THE GOVERNMENT has confirmed that patented inventions will be subject to a reduced rate of corporation tax on profits.
The “Patent Box” allows companies to pay a 10% rate on profits made from patented products, compared with the full corporation tax rate, and will benefit pharmaceutical companies among others. At the same time, the rules for claiming research and development tax credits have been reformed. The draft Finance Bill has confirmed that there will be an increased tax relief rate and a removal of the £10,000 minimum spend. The government has also relaxed the rules regarding temporary workers.
Adrian Gregory, PwC tax director, said the changes to the patent rules brings the UK into line with other European Union countries.
“The benefits of the regime will apply not only to companies selling a product that includes a patented invention, it will also come into play when patented intellectual property is used in the manufacturing process, to provide a service or to generate licensing income,” Gregory added. “This applies across many industries and sectors and will benefit companies large and small across the UK.”
Kathie Haunton, a director in the R&D tax services team at Deloitte, said the move to “above the line” credit confirmed in the Autumn Statement will ancourage more R&D activity in the UK.

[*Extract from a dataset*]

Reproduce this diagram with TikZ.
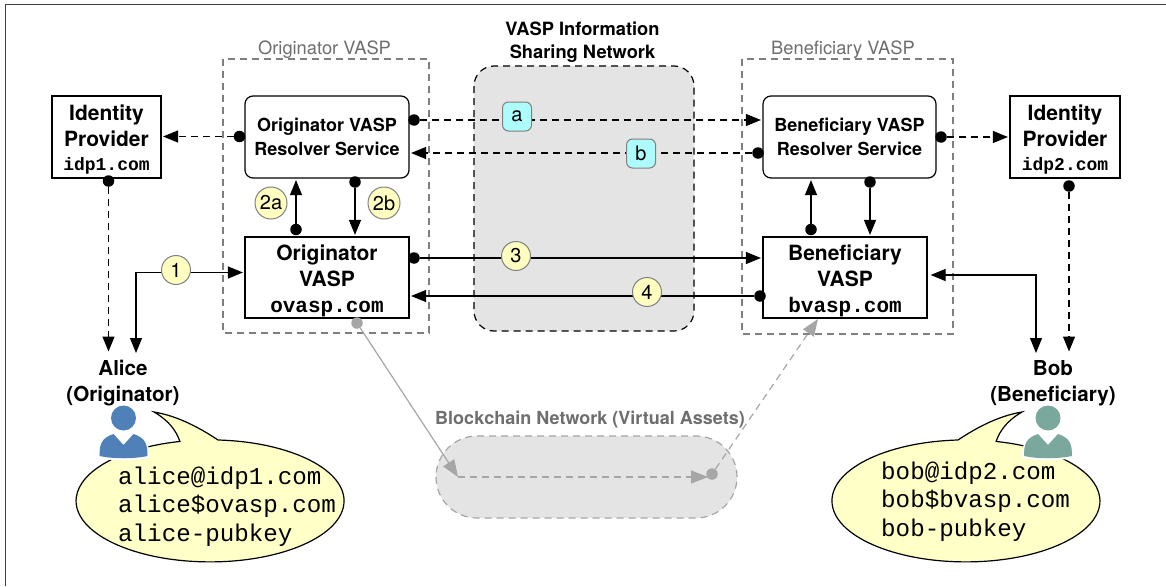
\documentclass[tikz,border=0pt]{standalone}
\usepackage{fontspec}
\setmainfont{TeX Gyre Heros}
\setmonofont{Liberation Mono}
\usetikzlibrary{arrows.meta,calc}
\definecolor{grayline}{HTML}{7F7F7F}
\definecolor{grayarrow}{HTML}{A6A6A6}
\definecolor{graytext}{HTML}{6E6E6E}
\definecolor{netfill}{HTML}{E4E4E4}
\definecolor{bubble}{HTML}{FFFFC8}
\definecolor{badgeY}{HTML}{FFFDBF}
\definecolor{badgeC}{HTML}{AEFBFB}
\definecolor{alicec}{HTML}{4F81B8}
\definecolor{bobc}{HTML}{7BA89C}
\newcommand{\smt}[1]{{\fontsize{18}{24}\selectfont\ttfamily\bfseries #1}}
\newcommand{\vmt}[1]{{\fontsize{21}{28}\selectfont\ttfamily\bfseries #1}}
\newcommand{\firstl}{\rule{0pt}{21.5pt}}
\tikzset{
  box/.style={draw=black,line width=1.2pt,fill=white,inner sep=0pt,align=center,anchor=center},
  bigbox/.style={box,font=\fontsize{21}{26}\selectfont\bfseries},
  medbox/.style={box,font=\fontsize{18}{24}\selectfont\bfseries,rounded corners=8pt},
  dotn/.style={circle,fill=black,inner sep=0pt,minimum size=11.5pt},
  graydot/.style={circle,fill=grayarrow,inner sep=0pt,minimum size=11.5pt},
  tipb/.style={-{Triangle[length=15pt,width=12pt]},line width=1.2pt,shorten >=1.5pt},
  conn/.style={tipb,black},
  dconn/.style={tipb,black,dash pattern=on 7pt off 5pt},
  groupb/.style={draw=grayline,line width=1.2pt,dash pattern=on 7pt off 5pt},
  grouplabel/.style={text=graytext,font=\fontsize{18.3}{20}\selectfont},
  round1/.style={circle,draw=gray,line width=1pt,fill=badgeY,inner sep=0pt,text=black,font=\fontsize{20}{22}\selectfont},
  round2/.style={rectangle,rounded corners=6pt,draw=gray,line width=1pt,fill=badgeC,inner sep=0pt,minimum size=29pt,text=black,font=\fontsize{20}{22}\selectfont},
  gconn/.style={-{Triangle[length=17pt,width=13pt]},grayarrow,line width=1.2pt},
  gdconn/.style={gconn,dash pattern=on 7pt off 5pt},
  bubbleb/.style={draw=black,line width=1.2pt,fill=bubble},
  bubtext/.style={anchor=west,inner sep=0pt,font=\fontsize{24.2}{28}\selectfont\ttfamily},
  personlabel/.style={align=center,font=\fontsize{20.6}{26}\selectfont\bfseries},
}
\begin{document}
\begin{tikzpicture}[x=1pt,y=1pt]
\useasboundingbox (0,0) rectangle (1166,-586);
\fill[white] (0,0) rectangle (1166,-586);
\draw[draw=black!75,line width=1.4pt] (5.5,-586) -- (5.5,-4.5) -- (1166,-4.5);
% groups
\draw[groupb] (223,-59) rectangle (429,-333);
\draw[groupb] (742,-59) rectangle (953,-334);
\node[grouplabel] (lo) at (324.5,-50) {Originator VASP};
\node[grouplabel] (lb) at (843,-50) {Beneficiary VASP};
% info network
\draw[draw=black,fill=netfill,line width=1.2pt,dash pattern=on 7pt off 5pt,rounded corners=20pt] (474,-66) rectangle (694,-331);
\node[align=center,font=\fontsize{18.3}{23}\selectfont\bfseries] (vn) at (582.5,-42) {VASP Information\\Sharing Network};
% blockchain
\draw[draw=grayarrow,fill=netfill,line width=1.2pt,dash pattern=on 7pt off 5pt,rounded corners=41pt] (436,-436) rectangle (737,-518);
\node[text=graytext,font=\fontsize{18}{20}\selectfont\bfseries] (bn) at (590,-420) {Blockchain Network (Virtual Assets)};
% boxes
\node[bigbox,minimum width=109pt,minimum height=82pt] (idp1) at (106.5,-137) {\firstl Identity\\Provider\\[-2pt]\smt{idp1.com}};
\node[medbox,minimum width=164pt,minimum height=82pt] (ores) at (327,-137) {Originator VASP\\Resolver Service};
\node[bigbox,minimum width=164pt,minimum height=81pt] (ovasp) at (327,-277.5) {\firstl Originator\\VASP\\\vmt{ovasp.com}};
\node[medbox,minimum width=173pt,minimum height=82pt] (bres) at (849.5,-137) {Beneficiary VASP\\Resolver Service};
\node[bigbox,minimum width=164pt,minimum height=81pt] (bvasp) at (845,-277.5) {\firstl Beneficiary\\VASP\\\vmt{bvasp.com}};
\node[bigbox,minimum width=110pt,minimum height=82pt] (idp2) at (1065,-137) {\firstl Identity\\Provider\\[-2pt]\smt{idp2.com}};
% people labels
\node[personlabel] (alice) at (123,-383) {Alice\\(Originator)};
\node[personlabel] (bob) at (1053,-383) {Bob\\(Beneficiary)};
% dots
\node[dotn] (d1) at (239.5,-136.5) {};
\node[dotn] (d2) at (108.5,-181) {};
\node[dotn] (da) at (414,-120) {};
\node[dotn] (db) at (758,-153) {};
\node[dotn] (d3) at (414,-258) {};
\node[dotn] (d4) at (760,-296) {};
\node[dotn] (d2a) at (296,-229.5) {};
\node[dotn] (d2b) at (355,-182) {};
\node[dotn] (e2a) at (811,-229.5) {};
\node[dotn] (e2b) at (870,-182) {};
\node[dotn] (e1) at (941,-137) {};
\node[dotn] (e2) at (1069,-186) {};
\coordinate (at1) at (136,-353);
\coordinate (at2) at (108.5,-353);
\coordinate (bt1) at (1036,-353);
\coordinate (bt2) at (1069,-353);
% connectors
\draw[dconn] (d1) -- (idp1.east |- d1);
\draw[dconn] (d2) -- (at2);
\draw[dconn] (da) -- (bres.west |- da);
\draw[dconn] (db) -- (ores.east |- db);
\draw[conn] (d3) -- (bvasp.west |- d3);
\draw[conn] (d4) -- (ovasp.east |- d4);
\draw[conn] (d2a) -- (ores.south -| d2a);
\draw[conn] (d2b) -- (ovasp.north -| d2b);
\draw[conn] (e2a) -- (bres.south -| e2a);
\draw[conn] (e2b) -- (bvasp.north -| e2b);
\draw[dconn] (e1) -- (idp2.west |- e1);
\draw[dconn] (e2) -- (bt2);
\draw[line width=1.2pt,{Triangle[length=15pt,width=12pt]}-{Triangle[length=15pt,width=12pt]},shorten <=1.5pt] (ovasp.west |- 0,-272.5) -- (136,-272.5) -- (at1);
\draw[line width=1.2pt,{Triangle[length=15pt,width=12pt]}-{Triangle[length=15pt,width=12pt]},shorten <=3pt] (bvasp.east |- 0,-275) -- (1036,-275) -- (bt1);
% badges
\node[round1,minimum size=29pt] (b1) at (176,-270) {1};
\node[round1,minimum size=32pt] (b2a) at (271,-203) {2a};
\node[round1,minimum size=32pt] (b2b) at (384,-203) {2b};
\node[round1,minimum size=29pt] (b3) at (516,-256) {3};
\node[round1,minimum size=29pt] (b4) at (647,-292) {4};
\node[round2] (ba) at (517,-116.5) {a};
\node[round2] (bb) at (641,-153.5) {b};
% blockchain flow
\node[graydot] (g1) at (357,-323) {};
\node[graydot] (g2) at (712,-474) {};
\coordinate (g0) at (458,-477);
\coordinate (g3) at (818,-319);
\draw[gconn] (g1) -- (g0);
\draw[gdconn] (g0) -- (708,-477);
\draw[gdconn] (g2) -- (g3);
% bubbles
\draw[bubbleb] (218,-440) arc[x radius=134,y radius=61,start angle=86.6,end angle=-257]
  .. controls (176,-430) and (168,-420) .. (154,-412)
  .. controls (178,-416) and (200,-428) .. (218,-440) -- cycle;
\draw[bubbleb] (958,-440) arc[x radius=134,y radius=61,start angle=93.4,end angle=437]
  .. controls (1000,-430) and (1008,-420) .. (1022,-412)
  .. controls (998,-416) and (976,-428) .. (958,-440) -- cycle;
\node[bubtext] (t1) at (118,-478.5) {alice@idp1.com};
\node[bubtext] (t2) at (118,-506.5) {alice\$ovasp.com};
\node[bubtext] (t3) at (118,-535.5) {alice-pubkey};
\node[bubtext] (u1) at (881,-473.5) {bob@idp2.com};
\node[bubtext] (u2) at (881,-501.5) {bob\$bvasp.com};
\node[bubtext] (u3) at (881,-530.5) {bob-pubkey};
% persons
\foreach \cx/\col in {123.5/alicec,1048/bobc}{
  \begin{scope}[shift={(\cx,-418)}]
    \fill[white] (-26,-40) .. controls (-26,-30) and (-24,-20) .. (-16,-17) -- (16,-17) .. controls (24,-20) and (26,-30) .. (26,-40) .. controls (10,-43) and (-10,-43) .. (-26,-40) -- cycle;
    \fill[\col] (0,0) circle (12.5);
    \fill[\col] (-24,-38) .. controls (-24,-26) and (-22,-20) .. (-10,-16) -- (0,-27) -- (10,-16) .. controls (22,-20) and (24,-26) .. (24,-38) .. controls (10,-41) and (-10,-41) .. (-24,-38) -- cycle;
  \end{scope}
}
\end{tikzpicture}
\end{document}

Also, she added: “The strict contractual conditions that prevented many companies claiming the costs of temporary staff have been relaxed. This removes the requirement for the temporary staffing arrangement to only involve three parties: the claimant company, a staff provider and the individual. This welcome change will be effective from 1 April 2012 and enable many companies, both large and small, to increase the value of their R&D claims.”